▶ Records supplied
——————————

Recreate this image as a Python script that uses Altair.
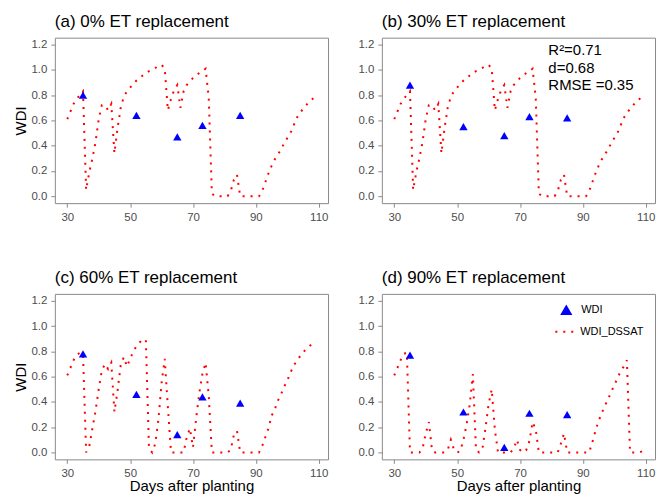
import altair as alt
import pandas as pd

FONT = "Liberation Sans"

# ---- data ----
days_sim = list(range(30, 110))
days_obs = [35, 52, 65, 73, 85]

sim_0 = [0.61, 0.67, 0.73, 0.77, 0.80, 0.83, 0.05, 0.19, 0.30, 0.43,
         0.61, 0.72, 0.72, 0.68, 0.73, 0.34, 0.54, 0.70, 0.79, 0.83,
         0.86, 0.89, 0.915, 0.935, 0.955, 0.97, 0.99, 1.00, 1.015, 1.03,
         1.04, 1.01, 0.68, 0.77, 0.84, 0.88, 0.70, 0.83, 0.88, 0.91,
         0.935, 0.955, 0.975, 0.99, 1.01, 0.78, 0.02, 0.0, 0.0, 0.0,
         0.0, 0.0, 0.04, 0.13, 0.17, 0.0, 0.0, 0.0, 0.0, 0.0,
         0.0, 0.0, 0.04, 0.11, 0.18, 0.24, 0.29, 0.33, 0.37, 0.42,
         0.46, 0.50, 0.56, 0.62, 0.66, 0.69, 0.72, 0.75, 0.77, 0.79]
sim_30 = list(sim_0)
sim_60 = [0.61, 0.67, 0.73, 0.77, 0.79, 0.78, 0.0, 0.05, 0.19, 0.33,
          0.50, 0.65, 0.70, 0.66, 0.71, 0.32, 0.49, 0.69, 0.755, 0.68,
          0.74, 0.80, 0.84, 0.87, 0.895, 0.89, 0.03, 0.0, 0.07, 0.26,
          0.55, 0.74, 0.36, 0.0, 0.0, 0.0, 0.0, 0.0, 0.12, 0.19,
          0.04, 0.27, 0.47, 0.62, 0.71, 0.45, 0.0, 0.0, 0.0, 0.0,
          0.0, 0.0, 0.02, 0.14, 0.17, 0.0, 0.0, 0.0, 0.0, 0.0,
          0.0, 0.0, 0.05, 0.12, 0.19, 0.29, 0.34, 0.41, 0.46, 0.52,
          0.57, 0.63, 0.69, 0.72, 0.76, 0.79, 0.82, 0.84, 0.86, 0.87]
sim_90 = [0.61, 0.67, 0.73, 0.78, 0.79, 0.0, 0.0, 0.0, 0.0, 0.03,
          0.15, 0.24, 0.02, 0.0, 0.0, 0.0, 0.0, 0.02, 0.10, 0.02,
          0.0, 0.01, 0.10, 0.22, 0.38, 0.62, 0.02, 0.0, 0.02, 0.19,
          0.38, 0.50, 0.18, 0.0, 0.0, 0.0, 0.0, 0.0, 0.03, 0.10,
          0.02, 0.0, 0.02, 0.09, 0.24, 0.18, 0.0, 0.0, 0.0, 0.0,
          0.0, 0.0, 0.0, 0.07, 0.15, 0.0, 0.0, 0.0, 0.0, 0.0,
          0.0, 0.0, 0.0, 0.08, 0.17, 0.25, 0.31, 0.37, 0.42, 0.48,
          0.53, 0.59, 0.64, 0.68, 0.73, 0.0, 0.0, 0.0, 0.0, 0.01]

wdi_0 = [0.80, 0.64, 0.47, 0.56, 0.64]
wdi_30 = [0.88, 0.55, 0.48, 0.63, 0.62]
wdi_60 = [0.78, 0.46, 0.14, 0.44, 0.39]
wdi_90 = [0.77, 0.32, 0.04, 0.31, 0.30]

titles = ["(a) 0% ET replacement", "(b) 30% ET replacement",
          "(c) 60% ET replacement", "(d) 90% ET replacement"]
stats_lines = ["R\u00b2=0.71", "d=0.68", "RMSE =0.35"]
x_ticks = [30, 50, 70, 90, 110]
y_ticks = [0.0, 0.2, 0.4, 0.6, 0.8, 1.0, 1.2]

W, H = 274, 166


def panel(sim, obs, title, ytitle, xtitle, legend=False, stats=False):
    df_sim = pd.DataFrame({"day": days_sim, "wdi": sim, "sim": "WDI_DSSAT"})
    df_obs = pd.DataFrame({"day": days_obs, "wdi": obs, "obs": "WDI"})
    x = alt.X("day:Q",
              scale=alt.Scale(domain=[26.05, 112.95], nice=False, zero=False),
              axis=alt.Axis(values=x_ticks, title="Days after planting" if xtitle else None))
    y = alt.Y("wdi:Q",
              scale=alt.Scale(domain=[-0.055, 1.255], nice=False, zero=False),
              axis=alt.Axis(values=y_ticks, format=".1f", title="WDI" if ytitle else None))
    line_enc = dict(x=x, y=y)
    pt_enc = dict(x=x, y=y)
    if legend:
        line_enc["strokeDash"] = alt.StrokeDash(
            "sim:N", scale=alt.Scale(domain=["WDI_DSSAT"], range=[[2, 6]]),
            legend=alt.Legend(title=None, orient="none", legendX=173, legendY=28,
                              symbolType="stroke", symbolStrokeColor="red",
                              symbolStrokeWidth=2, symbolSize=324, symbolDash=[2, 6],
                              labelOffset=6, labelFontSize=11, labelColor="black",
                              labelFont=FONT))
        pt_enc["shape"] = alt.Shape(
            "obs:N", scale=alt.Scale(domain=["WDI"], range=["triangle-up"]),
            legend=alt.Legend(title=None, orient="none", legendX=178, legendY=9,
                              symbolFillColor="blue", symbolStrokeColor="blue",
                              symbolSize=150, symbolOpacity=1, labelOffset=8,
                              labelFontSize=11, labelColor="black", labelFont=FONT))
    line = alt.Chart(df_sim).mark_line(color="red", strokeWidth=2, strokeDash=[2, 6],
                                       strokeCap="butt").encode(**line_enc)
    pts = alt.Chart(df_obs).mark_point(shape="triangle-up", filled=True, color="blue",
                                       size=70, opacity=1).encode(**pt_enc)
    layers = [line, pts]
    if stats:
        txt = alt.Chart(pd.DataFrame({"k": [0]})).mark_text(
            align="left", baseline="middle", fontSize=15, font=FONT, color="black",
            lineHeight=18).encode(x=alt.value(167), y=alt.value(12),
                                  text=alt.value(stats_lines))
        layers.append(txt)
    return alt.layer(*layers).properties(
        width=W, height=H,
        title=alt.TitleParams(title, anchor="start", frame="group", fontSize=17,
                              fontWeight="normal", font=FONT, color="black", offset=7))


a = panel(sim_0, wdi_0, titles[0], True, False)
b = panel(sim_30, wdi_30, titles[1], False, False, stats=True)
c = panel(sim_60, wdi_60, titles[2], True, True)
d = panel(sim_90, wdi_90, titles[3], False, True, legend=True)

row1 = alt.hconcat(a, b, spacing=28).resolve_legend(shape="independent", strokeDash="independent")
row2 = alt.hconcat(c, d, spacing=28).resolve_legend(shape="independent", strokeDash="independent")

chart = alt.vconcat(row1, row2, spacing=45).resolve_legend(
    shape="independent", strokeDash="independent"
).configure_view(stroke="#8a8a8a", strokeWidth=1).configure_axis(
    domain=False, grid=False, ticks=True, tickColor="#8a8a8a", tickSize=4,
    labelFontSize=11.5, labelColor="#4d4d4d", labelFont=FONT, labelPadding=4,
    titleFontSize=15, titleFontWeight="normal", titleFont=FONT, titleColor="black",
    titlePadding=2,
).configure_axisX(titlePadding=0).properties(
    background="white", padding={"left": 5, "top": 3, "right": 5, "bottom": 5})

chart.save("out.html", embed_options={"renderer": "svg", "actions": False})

——————————

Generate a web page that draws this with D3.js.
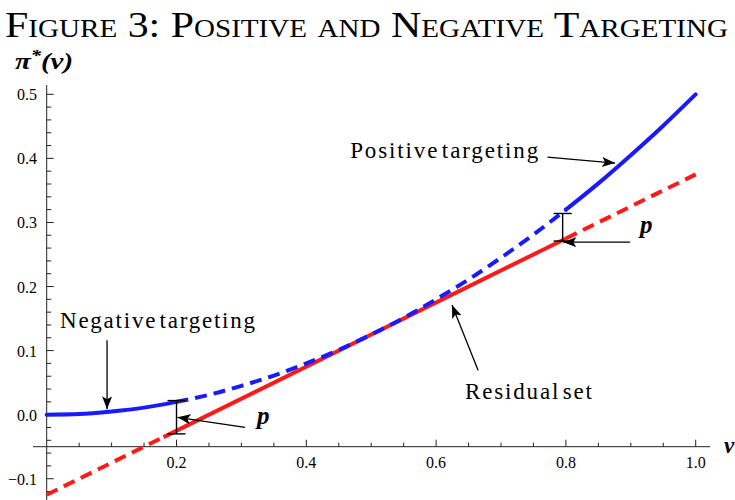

——————————

Leave out every picture, then retype exactly the lines from the one containing "Recreate this image" through the one containing "days_obs = [35, 52, 65, 73, 85]".

Recreate this image as a Python script that uses Altair.
import altair as alt
import pandas as pd

FONT = "Liberation Sans"

# ---- data ----
days_sim = list(range(30, 110))
days_obs = [35, 52, 65, 73, 85]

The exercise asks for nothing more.